What is Atheism?

Atheism is the state either of being without theistic beliefs, or of actively disbelieving in the existence of deities.

Wikipedia: Atheism

Atheism is a subject that has long drawn the ire of those who don’t understand it. Many words have been spent and many lives lost due to intolerance and ignorance that should be considered barbaric by contemporary standards. Still though, ignorance about different beliefs (or lack thereof) among the majority groups in our society often provokes blind hatred and unmatched vitriol. How can we emerge from this quagmire of ignorance, hatred, and fear with a better appreciation for diversity and a better understanding of the facts?

What atheism isn’t

We can start by talking about what atheism isn’t. First, atheism is not the amalgam of all beliefs that you don’t agree with—it is a particular thing. Atheism is not satanism; it expresses a lack of belief in the very foundations that define religious and supernatural figures, even the evil ones. Atheism is also not science, though many students of science are likely to describe themselves as atheists due to their skepticism, strictly rational perspective on evidence, and understanding of a naturalistic worldview.

Who are atheists?

Given that atheists are “godless” in the most real sense, they must all be terrible people who commit atrocious acts and don’t care for others, right? Well, no.

Atheists are mothers, sisters, firemen, pilots, businessmen, students, and even politicians. Many atheists are self-described secular humanists, meaning that they care first and foremost about humans rather than any particular kind or group of humans. Regardless, it is a mistake to ascribe any particular moral views to atheists in general, other than to say that their views include a lack of belief in supernatural deities. Unlike the case with many theists, there is no single set of typical beliefs or morals among atheists.

What about anti-theism?

Anti-theists, though more publicized and lowly regarded by most, are generally those people who actively oppose and discourage both organized religion and any belief in deities or supernatural figures. As such, all anti-theists are certainly atheists, but not all atheists actively fight against religion as anti-theists do. Many atheists attempt to work together with religious people to accomplish changes that they see as beneficial. That said, anti-theists usually have well-defined reasons for their position and also can’t be responsibly grouped into any particular moral category. Neil deGrasse Tyson is an example of an atheist who doesn’t actively encourage the eradication of religions, whereas Richard Dawkins is an example of a prominent anti-theist who vociferously campaigns for the dismemberment and dissolution of all religions.

Why atheism?

Why then would someone be compelled to describe oneself as an atheist? Well, the short answer is that atheists simply don’t wish to live their lives through the window of organized religion. The justifications for atheism are sure to be as varied and interesting as the people people who hold them, but I’d like to look at a couple of the more common ones.

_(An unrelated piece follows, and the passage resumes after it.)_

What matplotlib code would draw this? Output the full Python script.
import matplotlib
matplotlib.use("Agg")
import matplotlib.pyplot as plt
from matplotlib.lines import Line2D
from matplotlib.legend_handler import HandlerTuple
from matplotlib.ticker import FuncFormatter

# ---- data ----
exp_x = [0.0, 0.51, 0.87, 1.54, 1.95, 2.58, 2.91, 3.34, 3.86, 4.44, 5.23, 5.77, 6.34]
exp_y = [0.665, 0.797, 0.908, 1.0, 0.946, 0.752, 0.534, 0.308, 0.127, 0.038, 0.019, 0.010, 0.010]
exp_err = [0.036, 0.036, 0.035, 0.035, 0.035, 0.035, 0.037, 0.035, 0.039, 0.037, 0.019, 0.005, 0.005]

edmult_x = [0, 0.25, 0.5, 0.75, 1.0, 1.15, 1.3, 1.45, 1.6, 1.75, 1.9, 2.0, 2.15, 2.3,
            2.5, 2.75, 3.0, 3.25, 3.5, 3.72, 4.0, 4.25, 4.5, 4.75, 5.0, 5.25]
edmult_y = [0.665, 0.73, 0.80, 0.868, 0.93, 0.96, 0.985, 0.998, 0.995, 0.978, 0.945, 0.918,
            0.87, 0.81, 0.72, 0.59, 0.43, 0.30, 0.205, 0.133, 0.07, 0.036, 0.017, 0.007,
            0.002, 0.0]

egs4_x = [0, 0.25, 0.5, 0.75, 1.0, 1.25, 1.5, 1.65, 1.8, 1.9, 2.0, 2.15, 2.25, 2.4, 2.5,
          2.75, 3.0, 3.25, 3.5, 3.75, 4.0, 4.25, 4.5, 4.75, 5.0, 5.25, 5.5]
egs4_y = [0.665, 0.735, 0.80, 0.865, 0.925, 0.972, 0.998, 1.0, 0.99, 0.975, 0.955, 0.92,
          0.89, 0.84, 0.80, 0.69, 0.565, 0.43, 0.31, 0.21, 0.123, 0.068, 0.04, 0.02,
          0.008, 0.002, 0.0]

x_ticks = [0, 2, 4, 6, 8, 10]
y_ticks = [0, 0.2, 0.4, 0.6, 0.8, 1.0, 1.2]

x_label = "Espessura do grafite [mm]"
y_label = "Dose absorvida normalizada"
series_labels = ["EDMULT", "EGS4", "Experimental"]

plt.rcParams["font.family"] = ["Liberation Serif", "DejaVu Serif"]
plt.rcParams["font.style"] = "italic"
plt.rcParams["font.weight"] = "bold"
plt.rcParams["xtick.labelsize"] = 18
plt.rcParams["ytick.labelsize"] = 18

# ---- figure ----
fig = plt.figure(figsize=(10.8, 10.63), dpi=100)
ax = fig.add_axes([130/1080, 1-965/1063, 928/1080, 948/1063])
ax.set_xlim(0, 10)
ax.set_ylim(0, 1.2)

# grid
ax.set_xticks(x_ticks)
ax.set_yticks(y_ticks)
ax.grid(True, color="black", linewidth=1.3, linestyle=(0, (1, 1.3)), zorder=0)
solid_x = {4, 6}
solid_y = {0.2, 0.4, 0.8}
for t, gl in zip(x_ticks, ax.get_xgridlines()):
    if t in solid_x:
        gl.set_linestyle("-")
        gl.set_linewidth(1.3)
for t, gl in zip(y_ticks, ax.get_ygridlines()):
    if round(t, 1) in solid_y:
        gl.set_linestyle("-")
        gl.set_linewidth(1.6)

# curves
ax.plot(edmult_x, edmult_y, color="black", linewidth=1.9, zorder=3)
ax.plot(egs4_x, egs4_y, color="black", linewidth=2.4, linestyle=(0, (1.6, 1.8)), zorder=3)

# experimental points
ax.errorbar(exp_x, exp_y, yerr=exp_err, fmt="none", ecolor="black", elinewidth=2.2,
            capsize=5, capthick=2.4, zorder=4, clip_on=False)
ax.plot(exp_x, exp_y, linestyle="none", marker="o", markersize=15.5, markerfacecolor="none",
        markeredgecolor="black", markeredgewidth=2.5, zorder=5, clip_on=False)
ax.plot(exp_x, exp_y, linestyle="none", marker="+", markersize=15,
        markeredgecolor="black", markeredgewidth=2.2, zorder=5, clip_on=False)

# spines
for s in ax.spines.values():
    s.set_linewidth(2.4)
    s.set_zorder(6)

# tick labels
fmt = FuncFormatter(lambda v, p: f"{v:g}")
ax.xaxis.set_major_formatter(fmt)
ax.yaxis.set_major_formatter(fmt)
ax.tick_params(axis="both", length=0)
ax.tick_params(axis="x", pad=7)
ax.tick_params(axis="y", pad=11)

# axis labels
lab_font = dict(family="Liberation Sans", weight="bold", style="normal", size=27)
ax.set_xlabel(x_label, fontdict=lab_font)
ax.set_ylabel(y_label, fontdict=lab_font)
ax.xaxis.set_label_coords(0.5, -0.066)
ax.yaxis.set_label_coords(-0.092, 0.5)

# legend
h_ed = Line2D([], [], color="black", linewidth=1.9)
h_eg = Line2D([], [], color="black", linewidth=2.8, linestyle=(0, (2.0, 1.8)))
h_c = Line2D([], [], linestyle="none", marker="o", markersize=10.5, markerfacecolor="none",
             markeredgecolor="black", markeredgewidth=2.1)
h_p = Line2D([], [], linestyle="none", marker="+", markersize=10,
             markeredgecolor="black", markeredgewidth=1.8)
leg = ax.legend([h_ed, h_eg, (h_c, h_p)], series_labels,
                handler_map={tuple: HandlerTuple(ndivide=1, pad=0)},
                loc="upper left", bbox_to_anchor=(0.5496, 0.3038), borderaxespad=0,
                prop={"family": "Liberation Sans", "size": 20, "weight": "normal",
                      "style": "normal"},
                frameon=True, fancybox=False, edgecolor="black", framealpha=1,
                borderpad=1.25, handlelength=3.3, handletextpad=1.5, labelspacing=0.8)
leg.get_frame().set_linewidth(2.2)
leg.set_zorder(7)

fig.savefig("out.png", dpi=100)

First, some atheists refrain from belief and involvement in organized religion because they are convinced that religion is a mental construction of humans, left over from the infancy of our species. As such, they may claim that religion is an artificial and irrational set of beliefs about the world and life which advocates for inconsistent, arbitrary, and sometimes dangerous thoughts and behavior. These atheists may appeal to our shared observational and rational capabilities for the discovery of truth, and duly regard ancient prescriptive texts as extraneous and irrelevant.

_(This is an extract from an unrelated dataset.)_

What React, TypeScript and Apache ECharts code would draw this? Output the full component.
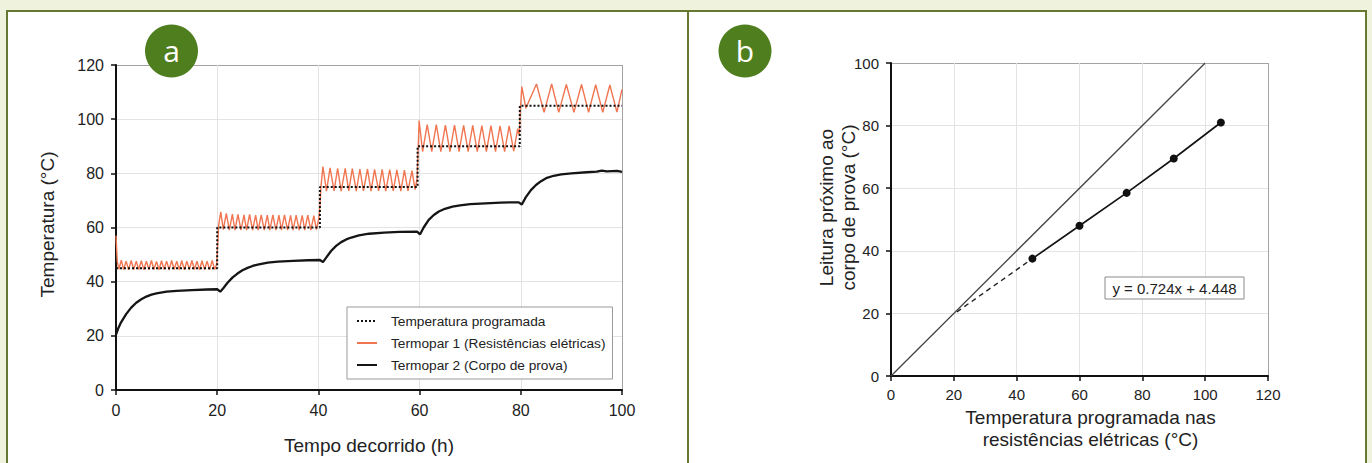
import React, { useEffect, useRef } from "react";
import * as echarts from "echarts";

// ---------- Panel a data ----------
const seriesNames = [
  "Temperatura programada",
  "Termopar 1 (Resistências elétricas)",
  "Termopar 2 (Corpo de prova)",
];

const programmed = [
  [0, 45], [20, 45], [20, 60], [40.3, 60], [40.3, 75], [59.6, 75],
  [59.6, 90], [79.8, 90], [79.8, 105], [100, 105],
];

const tc1Step1 = [
  [0, 57], [0.25, 47.5], [0.55, 44.6], [1.05, 47.9], [1.5, 44.5], [2.0, 47.6], [2.5, 44.4],
  [3.0, 47.8], [3.5, 44.5], [4.0, 47.6], [4.5, 44.5], [5.0, 47.7], [5.5, 44.4], [6.0, 47.6],
  [6.5, 44.5], [7.0, 47.8], [7.5, 44.5], [8.0, 47.5], [8.5, 44.4], [9.0, 47.7], [9.5, 44.5],
  [10.0, 47.6], [10.5, 44.4], [11.0, 47.8], [11.5, 44.5], [12.0, 47.6], [12.5, 44.5],
  [13.0, 47.7], [13.5, 44.4], [14.0, 47.6], [14.5, 44.5], [15.0, 47.8], [15.5, 44.5],
  [16.0, 47.6], [16.5, 44.4], [17.0, 47.7], [17.5, 44.5], [18.0, 47.6], [18.5, 44.4],
  [19.0, 47.8], [19.5, 44.5], [19.9, 46.5],
];
const tc1Step2 = [
  [20.0, 46.5], [20.3, 61], [20.7, 65.8], [21.2, 59.2], [21.8, 65.2], [22.4, 59], [23.0, 64.9],
  [23.5, 59], [24.1, 64.8], [24.7, 59], [25.3, 64.7], [25.8, 59], [26.4, 64.8], [27.0, 59],
  [27.6, 64.6], [28.1, 59], [28.7, 64.7], [29.3, 59], [29.9, 64.6], [30.4, 59], [31.0, 64.7],
  [31.6, 59], [32.2, 64.6], [32.7, 59], [33.3, 64.7], [33.9, 59], [34.5, 64.5], [35.0, 59],
  [35.6, 64.6], [36.2, 59], [36.8, 64.5], [37.3, 59], [37.9, 64.6], [38.5, 59], [39.1, 64.4],
  [39.6, 59.2], [40.1, 63.5],
];
const tc1Step3 = [
  [40.3, 68], [40.5, 75], [40.9, 82.5], [41.6, 73.4], [42.3, 82], [43.1, 73.5], [43.8, 81.8],
  [44.5, 73.4], [45.3, 81.8], [46.0, 73.5], [46.7, 81.7], [47.5, 73.4], [48.2, 81.6],
  [48.9, 73.5], [49.7, 81.6], [50.4, 73.4], [51.1, 81.5], [51.9, 73.5], [52.6, 81.5],
  [53.3, 73.4], [54.1, 81.4], [54.8, 73.5], [55.5, 81.3], [56.3, 73.4], [57.0, 81.2],
  [57.7, 73.5], [58.5, 81], [59.1, 74], [59.5, 78],
];
const tc1Step4 = [
  [59.7, 88], [59.9, 99.5], [60.6, 88], [61.5, 98], [62.4, 88], [63.3, 98], [64.2, 88],
  [65.1, 97.8], [66.0, 88], [66.9, 97.8], [67.8, 88], [68.7, 97.7], [69.6, 88], [70.5, 97.7],
  [71.4, 88], [72.3, 97.6], [73.2, 88], [74.1, 97.6], [75.0, 88], [75.9, 97.5], [76.8, 88],
  [77.7, 97.5], [78.6, 88.2], [79.4, 96.5], [79.7, 94],
];
const tc1Step5 = [
  [79.9, 103], [80.2, 112], [81.0, 104], [83.1, 113], [84.6, 102.5], [86.1, 113],
  [87.5, 102.5], [89.0, 112.8], [90.5, 102.5], [92.0, 112.8], [93.4, 102.5], [94.8, 112.7],
  [96.2, 102.5], [97.6, 112.6], [99.0, 102.6], [100, 111],
];

const tc2 = [
  [0, 20.5], [0.5, 23], [1, 25], [2, 28], [3, 30.4], [4, 32.2], [5, 33.5], [6, 34.5], [7, 35.2],
  [8, 35.7], [10, 36.3], [12, 36.6], [15, 36.9], [18, 37.1], [20, 37.2], [20.6, 36.3],
  [21.2, 37.6], [22, 39.5], [23, 41.5], [24, 43], [25, 44.2], [26, 45.1], [27, 45.8],
  [28, 46.3], [30, 47], [32, 47.4], [35, 47.7], [38, 47.9], [40.3, 48], [40.9, 47.2],
  [41.5, 48.8], [42.5, 51.3], [43.5, 53.2], [44.5, 54.6], [45.5, 55.6], [46.5, 56.3],
  [48, 57.1], [50, 57.7], [53, 58.1], [56, 58.4], [59.5, 58.5], [60.1, 57.5], [60.8, 60],
  [61.8, 62.8], [62.8, 64.6], [63.8, 65.9], [65, 66.9], [66.5, 67.7], [68, 68.2], [70, 68.6],
  [73, 68.9], [76, 69.2], [79.6, 69.3], [80.2, 68.5], [81, 71.2], [82, 73.8], [83, 75.7],
  [84, 77.1], [85, 78.2], [86.5, 79.1], [88, 79.6], [90, 80], [93, 80.4], [95, 80.6],
  [96, 81], [97, 80.7], [99, 80.9], [100, 80.5],
];

// ---------- Panel b data ----------
const setpointsB = [45, 60, 75, 90, 105];
const readingsB = [37.5, 48, 58.5, 69.5, 81];
const identityB = [[0, 0], [100, 100]];
const extrapolationB = [[21, 20.5], [45, 37.5]];
const equationText = "y = 0.724x + 4.448";

const FONT = '"Liberation Sans", Arial, Helvetica, sans-serif';
const GRID = "#e3e3e3";
const FRAME = "#a3a3a3";
const OLIVE = "#677831";
const CREAM = "#eff3dd";
const BADGE = "#4f7e1e";
const INK = "#222";
const CLEAR = "rgba(0,0,0,0)";

function splitColors(n: number) {
  const arr: string[] = [];
  for (let i = 0; i < n - 1; i++) arr.push(GRID);
  arr.push(FRAME);
  return arr;
}

export default function App() {
  const ref = useRef<HTMLDivElement>(null);
  useEffect(() => {
    document.body.style.margin = "0";
    if (!ref.current) return;
    const chart = echarts.init(ref.current, undefined, { renderer: "svg" });
    const tc1 = [...tc1Step1, ...tc1Step2, ...tc1Step3, ...tc1Step4, ...tc1Step5];
    const axisCommon = (fontSize: number, margin: number) => ({
      type: "value",
      axisLine: { show: true, onZero: false, lineStyle: { color: "#111", width: 2 } },
      axisTick: { show: true, length: 5, lineStyle: { color: "#111", width: 1.5 } },
      axisLabel: { fontSize, color: INK, margin, fontFamily: FONT },
      nameLocation: "middle",
      nameMoveOverlap: false,
      nameTextStyle: { fontSize: 19, color: INK, fontFamily: FONT, lineHeight: 22 },
    });
    const option: any = {
      animation: false,
      backgroundColor: "#ffffff",
      textStyle: { fontFamily: FONT },
      grid: [
        { left: 116, top: 65, width: 506, height: 325 },
        { left: 891, top: 63, width: 377, height: 313 },
      ],
      xAxis: [
        {
          ...axisCommon(16, 12),
          gridIndex: 0, min: 0, max: 100, interval: 20,
          splitLine: { show: true, lineStyle: { color: splitColors(6), width: 1 } },
          name: "Tempo decorrido (h)", nameGap: 44,
        },
        {
          ...axisCommon(15, 11),
          gridIndex: 1, min: 0, max: 120, interval: 20,
          splitLine: { show: true, lineStyle: { color: splitColors(7), width: 1 } },
          name: "Temperatura programada nas\nresistências elétricas (°C)", nameGap: 30,
          nameTextStyle: { fontSize: 19, color: INK, fontFamily: FONT, lineHeight: 22, padding: [0, 0, 0, 22] },
        },
      ],
      yAxis: [
        {
          ...axisCommon(16, 12),
          gridIndex: 0, min: 0, max: 120, interval: 20,
          splitLine: { show: true, lineStyle: { color: splitColors(7), width: 1 } },
          name: "Temperatura (°C)", nameGap: 58, nameRotate: 90,
          nameTextStyle: { fontSize: 19, color: INK, fontFamily: FONT, lineHeight: 22, padding: [0, 0, 0, 6] },
        },
        {
          ...axisCommon(15, 12),
          gridIndex: 1, min: 0, max: 100, interval: 20,
          splitLine: { show: true, lineStyle: { color: splitColors(6), width: 1 } },
          name: "Leitura próximo ao\ncorpo de prova (°C)", nameGap: 32, nameRotate: 90,
          nameTextStyle: { fontSize: 19, color: INK, fontFamily: FONT, lineHeight: 22, padding: [0, 0, 0, 24] },
        },
      ],
      legend: {
        data: seriesNames,
        orient: "vertical",
        left: 347,
        top: 307,
        itemWidth: 20,
        itemHeight: 14,
        itemGap: 8,
        padding: [7, 7, 7, 9],
        borderColor: "#9a9a9a",
        borderWidth: 1,
        backgroundColor: "#ffffff",
        selectedMode: false,
        itemStyle: { color: CLEAR, borderColor: CLEAR, borderWidth: 0 },
        textStyle: { fontSize: 13.7, color: INK, fontFamily: FONT, padding: [0, 0, 0, 9] },
      },
      series: [
        {
          name: seriesNames[1], type: "line", xAxisIndex: 0, yAxisIndex: 0, data: tc1,
          symbol: "none", lineStyle: { color: "#f07652", width: 1.4 }, itemStyle: { color: "#f07652" }, z: 2,
        },
        {
          name: seriesNames[0], type: "line", xAxisIndex: 0, yAxisIndex: 0, data: programmed,
          symbol: "none", lineStyle: { color: "#111", width: 2, type: [2, 2] }, itemStyle: { color: "#111" }, z: 3,
        },
        {
          name: seriesNames[2], type: "line", xAxisIndex: 0, yAxisIndex: 0, data: tc2,
          symbol: "none", lineStyle: { color: "#151515", width: 2.3 }, itemStyle: { color: "#151515" }, z: 4,
        },
        {
          name: "identidade", type: "line", xAxisIndex: 1, yAxisIndex: 1, data: identityB,
          symbol: "none", lineStyle: { color: "#444", width: 1.3 }, z: 2,
        },
        {
          name: "extrapolação", type: "line", xAxisIndex: 1, yAxisIndex: 1, data: extrapolationB,
          symbol: "none", lineStyle: { color: "#222", width: 1.4, type: [5, 4] }, z: 3,
        },
        {
          name: "leituras", type: "line", xAxisIndex: 1, yAxisIndex: 1,
          data: setpointsB.map((x, i) => [x, readingsB[i]]),
          symbol: "circle", symbolSize: 8, showSymbol: true,
          lineStyle: { color: "#151515", width: 1.7 }, itemStyle: { color: "#111" }, z: 4,
        },
      ],
      graphic: [
        { type: "rect", shape: { x: 0, y: 0, width: 1372, height: 10 }, style: { fill: CREAM }, z: 50 },
        { type: "rect", shape: { x: 0, y: 0, width: 6, height: 463 }, style: { fill: CREAM }, z: 50 },
        { type: "rect", shape: { x: 1367, y: 0, width: 5, height: 463 }, style: { fill: CREAM }, z: 50 },
        { type: "line", shape: { x1: 6, y1: 11, x2: 1367, y2: 11 }, style: { stroke: OLIVE, lineWidth: 2 }, z: 51 },
        { type: "line", shape: { x1: 7, y1: 10, x2: 7, y2: 463 }, style: { stroke: OLIVE, lineWidth: 2 }, z: 51 },
        { type: "line", shape: { x1: 688, y1: 10, x2: 688, y2: 463 }, style: { stroke: OLIVE, lineWidth: 2 }, z: 51 },
        { type: "line", shape: { x1: 1366, y1: 10, x2: 1366, y2: 463 }, style: { stroke: OLIVE, lineWidth: 2 }, z: 51 },
        { type: "circle", shape: { cx: 171.5, cy: 51, r: 26.5 }, style: { fill: BADGE }, z: 100 },
        {
          type: "text", x: 171.5, y: 50.5, z: 101,
          style: { text: "a", fill: "#ffffff", fontSize: 30, fontFamily: '"Open Sans", "Noto Sans", sans-serif', align: "center", verticalAlign: "middle" },
        },
        { type: "circle", shape: { cx: 745, cy: 51, r: 26.5 }, style: { fill: BADGE }, z: 100 },
        {
          type: "text", x: 745, y: 50.5, z: 101,
          style: { text: "b", fill: "#ffffff", fontSize: 30, fontFamily: '"Open Sans", "Noto Sans", sans-serif', align: "center", verticalAlign: "middle" },
        },
        { type: "rect", shape: { x: 1105, y: 277, width: 139, height: 22 }, style: { fill: "#ffffff", stroke: "#8a8a8a", lineWidth: 1 }, z: 100 },
        {
          type: "text", x: 1174.5, y: 288, z: 101,
          style: { text: equationText, fill: INK, fontSize: 15, fontFamily: FONT, align: "center", verticalAlign: "middle" },
        },
      ],
    };
    chart.setOption(option);
    return () => chart.dispose();
  }, []);
  return <div ref={ref} style={{ position: "absolute", left: 0, top: 0, width: 1372, height: 463 }} />;
}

Second, there are those atheists who may not care at all about the historical truth or fiction of the Bible or similar religious texts. Instead, they may look at life as a series of people, things, and events that contain their own meaning without need for any supernatural or spiritual component. One might call these people “realists” insofar as their view of life hinges upon only what they can perceive directly, whether it’s a cool breeze, a broken heart, or the creeping onset of old age. These atheists tend to care less about what others believe and more about what others do, which may lead to confusion or indifference on their part when preached to by those who are religious.

There are, as I mentioned, many more justifications for atheism to be found, including from those who regard religion as actively pernicious and destructive, and from those who simply have a distaste for the structure of churches and religious groups. Regardless of the details in any specific justification, we can appreciate that there are many people who describe themselves as atheists after serious consideration and careful reasoning. They are not temporarily lost or being misled by others; they are self-aware and accept the responsibility for their decision. One’s worldview is a decision that each individual mind must make, whether consciously or subconsciously, in order to perceive and make sense of the surrounding world.


The message I mean to convey is one of appreciation for continued and expanded diversity of our society and culture, specifically concerning the inclusion of atheism. At no point in recorded history has there been one all-encompassing correct way to live life, nor will there be in the future. There have, at various times, been those who have regarded themselves as better than those who choose to live differently, and many atrocities have been committed under that pretense. But that outlook on life and the behavior it engenders are neither desirable nor necessary.

Regardless of how you choose to live your life and how correct you think your worldview is, it behooves us all to remember that we are individual people, distinct from one another, and that the greatest chances for widespread happiness and achievement come from tolerance, mutual respect, and education. Further, I claim that a personal morality which harbors exclusion and persecution is one that is objectively worse than those which foster acceptance and learning. Theists and atheists may understand and accept this alike, as a step toward not just tolerance, but mutual betterment.